A distanza di tre lustri, vengo ancora assalito da un senso di smarrimento se ripenso alla prima volta che entrai da Mandara, una bottega di gastronomia a pochi passi dal mio giornale, per acquistarvi le mozzarelle di bufala. Erano le 13,30. Al centro del negozio, incuranti di chi vi faceva la spesa, decine di impiegati, ammassati l’uno agli altri mangiavano in piedi come i cavalli del mio nonno Tano, reggendo fra le mani un piatto di plastica riempito con cubetti di mozzarella e pomodoro. Alcuni tenevano la ventiquattrore serrata fra le ginocchia: lo sbigottimento aumentò quanto appresi che questi infelici, una volta ingurgitata la caprese, dovevano trasferirsi in massa al bar all’angolo per sorbirvi un bicchiere di minerale, non avendo Madara la licenza per la somministrazione delle bevande. Stefano Lorenzetto: Cuor di veneto. Marsilio.

A tavola sono vegetariano; a letto, carnivoro. Roberto Gervaso. Il Messaggero.

Eserciti in fuga, stendardi nella polvere... E le sfilate dei vincitori sotto i balconi, con pifferi, trombe, tamburi. Tutto da ridere fino alla lacrime. Se non fosse per le madri. Gesualdo Bufalino: Bluff di parole. Bompiani.

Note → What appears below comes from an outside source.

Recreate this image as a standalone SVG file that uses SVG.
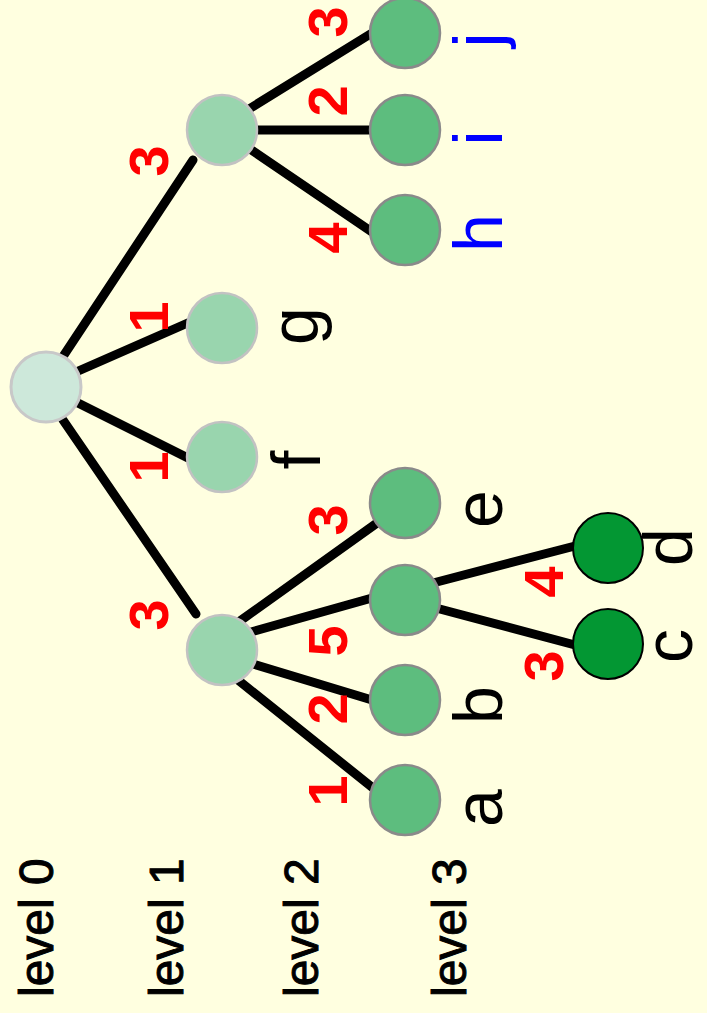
<svg xmlns="http://www.w3.org/2000/svg" width="707" height="1013" viewBox="0 0 707 1013">
  <style>
    .edge { stroke: #000; stroke-width: 9; stroke-linecap: round; fill: none; }
    .n0 { fill: #cde8da; stroke: #c8c8c8; stroke-width: 3; }
    .n1 { fill: #99d5ae; stroke: #c2c2c2; stroke-width: 2.5; }
    .n2 { fill: #5dbd7e; stroke: #8a8a8a; stroke-width: 2.5; }
    .n3 { fill: #039733; stroke: #000; stroke-width: 2; }
    .lbl { font-family: "Liberation Sans", "DejaVu Sans", sans-serif; font-size: 68px; fill: #000; text-anchor: middle; }
    .blue { fill: #0000ff; }
    .w { font-family: "Liberation Sans", "DejaVu Sans", sans-serif; font-size: 56px; font-weight: bold; fill: #ff0000; text-anchor: middle; }
    .lvl { font-family: "Liberation Sans", "DejaVu Sans", sans-serif; font-size: 48px; fill: #000; stroke: #000; stroke-width: 1; }
  </style>
  <rect width="707" height="1013" fill="#ffffe0"/>

  <!-- connectors -->
  <g id="edges">
    <line class="edge" x1="62" y1="358" x2="193" y2="160"/>
    <line class="edge" x1="76" y1="372" x2="190" y2="322"/>
    <line class="edge" x1="76" y1="402" x2="188" y2="458"/>
    <line class="edge" x1="63" y1="420" x2="196" y2="614"/>
    <line class="edge" x1="249" y1="109" x2="372" y2="33"/>
    <line class="edge" x1="255" y1="130" x2="373" y2="130"/>
    <line class="edge" x1="250" y1="149" x2="372" y2="232"/>
    <line class="edge" x1="240" y1="621" x2="377" y2="523"/>
    <line class="edge" x1="251" y1="632" x2="372" y2="598"/>
    <line class="edge" x1="253" y1="664" x2="372" y2="700"/>
    <line class="edge" x1="238" y1="680" x2="373" y2="788"/>
    <line class="edge" x1="433" y1="583" x2="575" y2="546"/>
    <line class="edge" x1="436" y1="608" x2="575" y2="645"/>
  </g>

  <!-- edge weights -->
  <g id="weights">
    <text class="w" transform="translate(168,161) rotate(-90)">3</text>
    <text class="w" transform="translate(168,317) rotate(-90)">1</text>
    <text class="w" transform="translate(168,467) rotate(-90)">1</text>
    <text class="w" transform="translate(168,615) rotate(-90)">3</text>
    <text class="w" transform="translate(347,22) rotate(-90)">3</text>
    <text class="w" transform="translate(347,101) rotate(-90)">2</text>
    <text class="w" transform="translate(347,238) rotate(-90)">4</text>
    <text class="w" transform="translate(347,520) rotate(-90)">3</text>
    <text class="w" transform="translate(347,641) rotate(-90)">5</text>
    <text class="w" transform="translate(347,709) rotate(-90)">2</text>
    <text class="w" transform="translate(347,791) rotate(-90)">1</text>
    <text class="w" transform="translate(563,582) rotate(-90)">4</text>
    <text class="w" transform="translate(563,666) rotate(-90)">3</text>
  </g>

  <g id="root"><circle class="n0" cx="46" cy="387" r="35"/></g>
  <g id="node-p1"><circle class="n1" cx="222" cy="130" r="35"/></g>
  <g id="node-g">
    <circle class="n1" cx="222" cy="328" r="35"/>
    <text class="lbl" transform="translate(318,326) rotate(-90)">g</text>
  </g>
  <g id="node-f">
    <circle class="n1" cx="222" cy="457" r="35"/>
    <text class="lbl" transform="translate(320,460) rotate(-90)">f</text>
  </g>
  <g id="node-p2"><circle class="n1" cx="222" cy="650" r="35"/></g>

  <g id="node-j">
    <circle class="n2" cx="405" cy="33" r="35"/>
    <text class="lbl blue" transform="translate(502,40) rotate(-90)">j</text>
  </g>
  <g id="node-i">
    <circle class="n2" cx="405" cy="130" r="35"/>
    <text class="lbl blue" transform="translate(502,138) rotate(-90)">i</text>
  </g>
  <g id="node-h">
    <circle class="n2" cx="405" cy="230" r="35"/>
    <text class="lbl blue" transform="translate(502,233) rotate(-90)">h</text>
  </g>
  <g id="node-e">
    <circle class="n2" cx="405" cy="503" r="35"/>
    <text class="lbl" transform="translate(502,509) rotate(-90)">e</text>
  </g>
  <g id="node-p3"><circle class="n2" cx="405" cy="600" r="35"/></g>
  <g id="node-b">
    <circle class="n2" cx="405" cy="700" r="35"/>
    <text class="lbl" transform="translate(502,705) rotate(-90)">b</text>
  </g>
  <g id="node-a">
    <circle class="n2" cx="405" cy="800" r="35"/>
    <text class="lbl" transform="translate(502,808) rotate(-90)">a</text>
  </g>

  <g id="node-d">
    <circle class="n3" cx="608" cy="548" r="35"/>
    <text class="lbl" transform="translate(692,547) rotate(-90)">d</text>
  </g>
  <g id="node-c">
    <circle class="n3" cx="608" cy="644" r="35"/>
    <text class="lbl" transform="translate(692,646) rotate(-90)">c</text>
  </g>

  <!-- level captions -->
  <g id="levels">
    <text class="lvl" transform="translate(53,997) rotate(-90)">level 0</text>
    <text class="lvl" transform="translate(183,997) rotate(-90)">level 1</text>
    <text class="lvl" transform="translate(318,997) rotate(-90)">level 2</text>
    <text class="lvl" transform="translate(466,997) rotate(-90)">level 3</text>
  </g>
</svg>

Ricordo un edicolante veneto che una domenica portò un quotidiano, in prova, a un coldiretto e la domenica successiva ritentò il colpo, ma si sentì rispondere: «Eh, can da l’ostrega, ne te credarè miga che compra el giornal tute le domeniche!». Cesare Marchi: Non siamo più povera gente. Rizzoli

La banda si schierava davanti all’osteria della piazza ed eseguiva un pezzo d’obbligo: un valzer infernale intitolato L’usignolo. La banda al completo, meno il clarino che era dislocato, se il parroco lo permetteva, sul campanile oppure a una finestra della casa più alta della piazza. In modo che, quando la banda arrivava a un certo punto dell’ esecuzione, il clarino interveniva dall’alto con un assolo formidabile con miliardi di semibiscrome, una cascata di trilli da far morire di invidia un usignolo. Beppe Gualazzini: Guareschi. Editoriale Nuova.

«Mi faccia vedere il registro, maestro Mombello», disse il direttore. Sfogliò il registro e si portò le mani nei capelli. «Signor maestro stia attento alle anellate! La elle deve toccare la riga superiore; la effe deve toccare quella superiore e quella inferiore; la di invece è l’unica anellata che non deve toccare la riga superiore ma deve fermarsi poco sotto, alla stessa altezza della t... Ah! Non c’è un’anellata che sia ben anellata, signor maestro! Veda qui: la bi è più alta della elle, la gi più bassa delle effe. Ma, signor maestro, il registro è un documento ufficiale!». Lucio Mastronardi: Il maestro di Vigevano. Einaudi, 1962

Una volta Gianfranco Vissani, per evitare una tavola con tredici commensali, fece sedere tra gli invitati un cameriere. Giorgio Dell’Arti. Sette.